* _Short problem_:
Using the data below, copy every line that contains the word "this".

++++ Stored records ++++

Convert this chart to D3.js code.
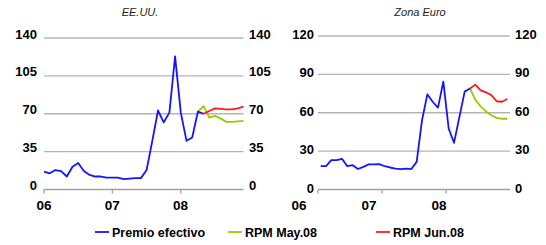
<!DOCTYPE html>
<html>
<head>
<meta charset="utf-8">
<title>Premio efectivo vs RPM</title>
<script src="https://cdn.jsdelivr.net/npm/d3@7"></script>
<style>
  body { margin: 0; background: #fff; }
  text { font-family: "Liberation Sans", Arial, sans-serif; }
</style>
</head>
<body>
<script>

// monthly observations, Jan 06 .. Dec 08
var months = d3.range(36);
var yearLabels = ["06", "07", "08"];
var seriesNames = ["Premio efectivo", "RPM May.08", "RPM Jun.08"];
var seriesColors = ["#1414ff", "#99cc00", "#ff1a1a"];

// EE.UU.
var usTicks = [0, 35, 70, 105, 140];
var usPremio = [16.5, 15, 18, 17, 12, 21, 24.5, 17, 13.5, 12, 12, 11, 11, 11, 9.5, 10, 10.5, 10.5,
                18, 45, 73, 62, 71, 123, 71, 45, 48, 72, 70];
var usMay = [72, 77, 66.5, 68, 65.5, 62.5, 62.5, 63, 63.5];   // from month 27
var usJun = [70, 72.5, 75, 74.5, 74, 74, 75, 76.5];           // from month 28

// Zona Euro
var euTicks = [0, 30, 60, 90, 120];
var euPremio = [18.2, 18.2, 23, 23, 24, 18.2, 19, 16, 17.7, 19.6, 19.6, 19.8, 18.2, 17.2, 16.4, 16,
                16.4, 16, 21.6, 54, 74.4, 68.6, 64, 84.3, 47.7, 36.5, 56.4, 76.5, 79];
var euMay = [79, 70, 65, 61, 58, 56, 55.3, 55.3];             // from month 28
var euJun = [79, 82, 77.5, 76, 73.8, 69, 68.6, 70.7];         // from month 28

var w = 546, h = 245;
var svg = d3.select("body").append("svg")
  .attr("width", w)
  .attr("height", h);

function toPoints(values, start) {
  return values.map(function(v, i) { return {m: start + i, v: v}; });
}

function drawPanel(o) {
  var g = svg.append("g");
  var yScale = d3.scaleLinear().domain([0, o.ticks[o.ticks.length - 1]]).range([189.5, o.top]);

  var px;
  if (o.band) {
    var band = d3.scaleBand().domain(months).range([o.x0, o.x1]);
    px = function(m) { return band(m) + band.bandwidth() / 2; };
    var edge = function(m) { return band(m); };
  } else {
    var lin = d3.scaleLinear().domain([0, 35]).range([o.x0, o.x1]);
    px = lin;
    var edge = lin;
  }

  // grid
  g.selectAll(".grid")
    .data(o.ticks.slice(1))
    .enter().append("line")
    .attr("x1", o.x0).attr("x2", o.x1)
    .attr("y1", function(d) { return yScale(d); })
    .attr("y2", function(d) { return yScale(d); })
    .attr("stroke", "#b4b4b4")
    .attr("stroke-width", 1.3);

  // x axis line + year ticks
  g.append("line")
    .attr("x1", o.x0).attr("x2", o.x1)
    .attr("y1", yScale(0)).attr("y2", yScale(0))
    .attr("stroke", "#a0a0a0").attr("stroke-width", 1.3);
  g.selectAll(".tk")
    .data([0, 12, 24])
    .enter().append("line")
    .attr("x1", function(d) { return edge(d); })
    .attr("x2", function(d) { return edge(d); })
    .attr("y1", yScale(0)).attr("y2", yScale(0) + 4)
    .attr("stroke", "#a0a0a0").attr("stroke-width", 1.3);

  var labX = d3.scalePoint().domain(yearLabels).range(o.labRange);
  g.selectAll(".yr")
    .data(yearLabels)
    .enter().append("text")
    .attr("x", function(d) { return labX(d); })
    .attr("y", 210)
    .attr("text-anchor", "middle")
    .attr("font-size", "13.5px").attr("font-weight", "bold")
    .text(function(d) { return d; });

  // y labels both sides
  [["end", o.leftLab], ["start", o.rightLab]].forEach(function(s) {
    g.selectAll(".yl" + s[0])
      .data(o.ticks)
      .enter().append("text")
      .attr("x", s[1])
      .attr("y", function(d) { return yScale(d) + o.labDy; })
      .attr("text-anchor", s[0])
      .attr("font-size", "13px").attr("font-weight", "bold")
      .text(function(d) { return d; });
  });

  // title
  g.append("text")
    .attr("x", o.titleX).attr("y", 16)
    .attr("text-anchor", "middle")
    .attr("font-size", "11px").attr("font-style", "italic")
    .attr("fill", "#222")
    .text(o.title);

  var line = d3.line()
    .x(function(d) { return px(d.m); })
    .y(function(d) { return yScale(d.v); });

  o.series.forEach(function(s, i) {
    g.append("path")
      .datum(toPoints(s.values, s.start))
      .attr("fill", "none")
      .attr("stroke", seriesColors[s.c])
      .attr("stroke-width", 1.8)
      .attr("stroke-linejoin", "round")
      .attr("d", line);
  });
}

drawPanel({
  title: "EE.UU.", titleX: 140, ticks: usTicks, top: 38,
  x0: 44, x1: 243.5, band: false, labRange: [44, 180.5],
  leftLab: 37, rightLab: 249, labDy: 0.5,
  series: [
    {values: usMay, start: 27, c: 1},
    {values: usJun, start: 28, c: 2},
    {values: usPremio, start: 0, c: 0}
  ]
});

drawPanel({
  title: "Zona Euro", titleX: 420, ticks: euTicks, top: 36,
  x0: 318, x1: 510, band: true, labRange: [299, 439],
  leftLab: 314, rightLab: 515, labDy: 3,
  series: [
    {values: euMay, start: 28, c: 1},
    {values: euJun, start: 28, c: 2},
    {values: euPremio, start: 0, c: 0}
  ]
});

// legend
var legX = [95, 228, 376];
var leg = svg.selectAll(".leg")
  .data(seriesNames)
  .enter().append("g")
  .attr("transform", function(d, i) { return "translate(" + legX[i] + ",232)"; });
leg.append("line")
  .attr("x1", 0).attr("x2", 14)
  .attr("stroke", function(d, i) { return seriesColors[i]; })
  .attr("stroke-width", 1.8);
leg.append("text")
  .attr("x", 17).attr("y", 4.5)
  .attr("font-size", "12.5px").attr("font-weight", "bold")
  .text(function(d) { return d; });

</script>
</body>
</html>
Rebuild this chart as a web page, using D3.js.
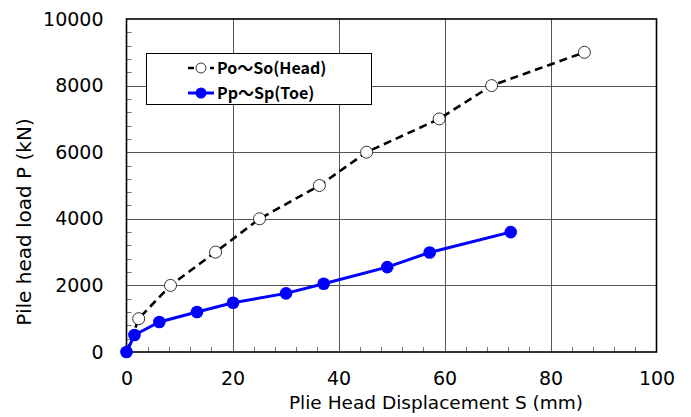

++++

* _Task solution_:
Convert this chart to D3.js code.
Rebuild this chart as a web page, using D3.js.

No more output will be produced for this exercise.